Argentina jugaba mejor y tenía mayor control del balón. Mientras los minutos pasaban los alemanes parecían esperar el entretiempo para que Franz Beckembauer les refrescara las ideas. Sólo dos de ellos sabían llevar a la práctica las directivas del “Kaiser”: el incansable “Tanque” Briegel y Matthäus, uno defensor y el otro carcelero de Maradona. Pero en el segundo tiempo se volvería a ver algo del verdadero Rummenigge.
Cuando Jorge Valdano definió con clase a la salida del arquero y puso el marcador 2-0 todos pensaron lo mismo: partido liquidado. Iban 56 minutos.

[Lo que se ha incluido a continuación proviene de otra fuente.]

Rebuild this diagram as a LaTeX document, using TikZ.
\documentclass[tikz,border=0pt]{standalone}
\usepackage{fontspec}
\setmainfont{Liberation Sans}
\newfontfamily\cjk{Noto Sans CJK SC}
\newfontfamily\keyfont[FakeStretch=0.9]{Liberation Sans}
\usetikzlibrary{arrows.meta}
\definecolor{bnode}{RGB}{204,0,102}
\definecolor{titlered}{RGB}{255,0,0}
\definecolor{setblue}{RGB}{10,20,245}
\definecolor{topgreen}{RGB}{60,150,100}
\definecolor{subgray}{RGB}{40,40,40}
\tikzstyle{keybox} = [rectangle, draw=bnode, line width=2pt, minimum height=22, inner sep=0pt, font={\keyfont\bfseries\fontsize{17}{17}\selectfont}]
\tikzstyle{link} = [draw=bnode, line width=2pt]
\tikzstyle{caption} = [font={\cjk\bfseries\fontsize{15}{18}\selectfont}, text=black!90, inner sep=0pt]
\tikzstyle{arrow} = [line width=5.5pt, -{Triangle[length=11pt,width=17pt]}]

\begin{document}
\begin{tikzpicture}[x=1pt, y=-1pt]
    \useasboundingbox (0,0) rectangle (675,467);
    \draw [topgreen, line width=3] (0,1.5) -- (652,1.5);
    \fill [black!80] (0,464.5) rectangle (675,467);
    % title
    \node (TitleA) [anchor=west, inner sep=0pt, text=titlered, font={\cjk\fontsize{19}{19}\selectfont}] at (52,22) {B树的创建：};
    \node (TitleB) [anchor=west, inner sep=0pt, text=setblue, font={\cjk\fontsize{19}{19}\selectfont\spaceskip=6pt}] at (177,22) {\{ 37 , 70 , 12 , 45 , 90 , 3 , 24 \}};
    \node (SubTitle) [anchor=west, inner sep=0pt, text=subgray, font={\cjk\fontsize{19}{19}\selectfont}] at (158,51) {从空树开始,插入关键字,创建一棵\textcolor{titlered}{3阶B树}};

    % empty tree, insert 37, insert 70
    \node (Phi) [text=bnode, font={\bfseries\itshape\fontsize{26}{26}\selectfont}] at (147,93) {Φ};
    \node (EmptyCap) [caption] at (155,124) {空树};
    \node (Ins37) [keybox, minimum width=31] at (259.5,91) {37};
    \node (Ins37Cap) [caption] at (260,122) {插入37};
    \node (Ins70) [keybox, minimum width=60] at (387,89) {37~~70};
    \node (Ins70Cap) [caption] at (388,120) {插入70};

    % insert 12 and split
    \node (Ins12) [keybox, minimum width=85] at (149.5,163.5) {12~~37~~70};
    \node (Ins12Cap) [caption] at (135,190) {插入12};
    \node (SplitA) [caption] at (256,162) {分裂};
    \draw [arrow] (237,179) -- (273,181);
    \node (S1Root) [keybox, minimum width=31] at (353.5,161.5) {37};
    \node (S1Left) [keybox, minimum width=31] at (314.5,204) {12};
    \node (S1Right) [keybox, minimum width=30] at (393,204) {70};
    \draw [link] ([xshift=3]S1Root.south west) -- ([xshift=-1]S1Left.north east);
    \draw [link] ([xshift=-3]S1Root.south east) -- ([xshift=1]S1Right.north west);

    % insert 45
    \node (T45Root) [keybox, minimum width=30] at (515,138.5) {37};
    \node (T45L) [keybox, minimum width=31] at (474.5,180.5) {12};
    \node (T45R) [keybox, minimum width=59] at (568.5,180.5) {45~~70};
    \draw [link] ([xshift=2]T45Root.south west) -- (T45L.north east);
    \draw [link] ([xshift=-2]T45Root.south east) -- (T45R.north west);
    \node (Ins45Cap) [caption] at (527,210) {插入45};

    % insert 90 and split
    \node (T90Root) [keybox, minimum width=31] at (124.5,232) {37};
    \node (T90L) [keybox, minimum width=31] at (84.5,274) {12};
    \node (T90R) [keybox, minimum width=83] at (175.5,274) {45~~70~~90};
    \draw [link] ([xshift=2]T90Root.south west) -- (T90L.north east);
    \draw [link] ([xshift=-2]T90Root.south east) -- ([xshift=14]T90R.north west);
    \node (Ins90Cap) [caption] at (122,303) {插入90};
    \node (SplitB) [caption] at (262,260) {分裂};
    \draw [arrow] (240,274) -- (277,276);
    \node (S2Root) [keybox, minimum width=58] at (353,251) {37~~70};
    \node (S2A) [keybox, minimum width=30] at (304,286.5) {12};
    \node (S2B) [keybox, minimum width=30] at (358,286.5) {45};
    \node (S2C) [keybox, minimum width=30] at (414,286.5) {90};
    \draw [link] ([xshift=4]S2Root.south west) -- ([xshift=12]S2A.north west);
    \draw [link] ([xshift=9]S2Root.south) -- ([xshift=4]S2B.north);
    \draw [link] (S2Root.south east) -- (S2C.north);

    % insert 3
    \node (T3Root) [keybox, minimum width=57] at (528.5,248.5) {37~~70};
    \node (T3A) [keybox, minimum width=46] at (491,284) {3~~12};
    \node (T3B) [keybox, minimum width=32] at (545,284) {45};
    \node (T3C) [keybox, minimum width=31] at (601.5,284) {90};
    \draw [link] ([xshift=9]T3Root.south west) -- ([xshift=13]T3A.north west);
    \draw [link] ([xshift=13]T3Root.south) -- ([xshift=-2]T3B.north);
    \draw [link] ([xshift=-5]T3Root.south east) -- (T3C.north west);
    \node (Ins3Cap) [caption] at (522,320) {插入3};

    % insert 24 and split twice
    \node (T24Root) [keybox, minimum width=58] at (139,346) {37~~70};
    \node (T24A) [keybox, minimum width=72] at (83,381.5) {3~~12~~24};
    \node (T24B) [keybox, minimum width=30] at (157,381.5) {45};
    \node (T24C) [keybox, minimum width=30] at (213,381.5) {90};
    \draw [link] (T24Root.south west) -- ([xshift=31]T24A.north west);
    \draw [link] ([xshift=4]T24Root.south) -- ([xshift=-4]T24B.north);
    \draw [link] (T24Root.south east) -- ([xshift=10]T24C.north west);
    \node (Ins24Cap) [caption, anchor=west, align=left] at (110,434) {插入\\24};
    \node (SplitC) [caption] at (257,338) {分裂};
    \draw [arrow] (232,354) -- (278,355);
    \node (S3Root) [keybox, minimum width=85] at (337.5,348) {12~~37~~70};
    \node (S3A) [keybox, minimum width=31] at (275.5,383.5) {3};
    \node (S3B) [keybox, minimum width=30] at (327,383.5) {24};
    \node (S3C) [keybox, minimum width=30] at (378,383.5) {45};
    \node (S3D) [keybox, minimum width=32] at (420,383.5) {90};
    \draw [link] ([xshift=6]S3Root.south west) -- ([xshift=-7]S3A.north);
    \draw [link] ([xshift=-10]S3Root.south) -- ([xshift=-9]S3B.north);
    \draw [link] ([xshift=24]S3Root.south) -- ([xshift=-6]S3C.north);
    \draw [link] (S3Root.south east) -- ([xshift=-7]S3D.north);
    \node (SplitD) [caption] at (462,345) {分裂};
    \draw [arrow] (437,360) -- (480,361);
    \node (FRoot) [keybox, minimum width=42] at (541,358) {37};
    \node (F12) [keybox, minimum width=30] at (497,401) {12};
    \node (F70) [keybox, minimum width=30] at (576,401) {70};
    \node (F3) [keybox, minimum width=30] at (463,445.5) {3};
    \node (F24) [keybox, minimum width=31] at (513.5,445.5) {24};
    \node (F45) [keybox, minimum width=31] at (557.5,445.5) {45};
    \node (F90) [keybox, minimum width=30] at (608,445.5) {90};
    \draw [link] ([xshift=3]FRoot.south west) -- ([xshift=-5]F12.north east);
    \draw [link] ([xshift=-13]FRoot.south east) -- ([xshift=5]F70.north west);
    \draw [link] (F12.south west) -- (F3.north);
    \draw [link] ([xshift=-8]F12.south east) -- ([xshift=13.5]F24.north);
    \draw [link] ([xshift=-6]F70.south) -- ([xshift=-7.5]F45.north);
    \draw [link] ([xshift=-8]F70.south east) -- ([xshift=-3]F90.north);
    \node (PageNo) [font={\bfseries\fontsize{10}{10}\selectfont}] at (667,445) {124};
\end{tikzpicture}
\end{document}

Pero en uno de esos centros desesperados apareció el alma de Rummenigge del ‘82 para enviar de rastrón la pelota a la red y descontar. Más tarde, Dieter Völler hizo delirar y levantar de sus asientos a toda Alemania Federal. ¿Milagro? Nada de eso, el seleccionado alemán poseía antecedentes aún más heroicos, Mundial de 1954 por ejemplo. Todos volvieron a coincidir en sus pensamientos: se viene el angustioso alargue.
Pero a ocho minutos del final la zurda rebelde de Maradona dejó sólo a Burruchaga, aunque muy lejos del arco. Entonces el talentoso volante que se había iniciado como marcador lateral derecho en Arsenal de Sarandí y que a esa altura era una las figuras del Mundial recogió la pelota y corrió, corrió y corrió. Y siguió corriendo, para sentir el grito de un país entero.
viernes, 25 de julio de 2008
La historia del fútbol en crónicas
Este es un espacio creado para compartir y disfrutar de la historia del fútbol en formato de crónica.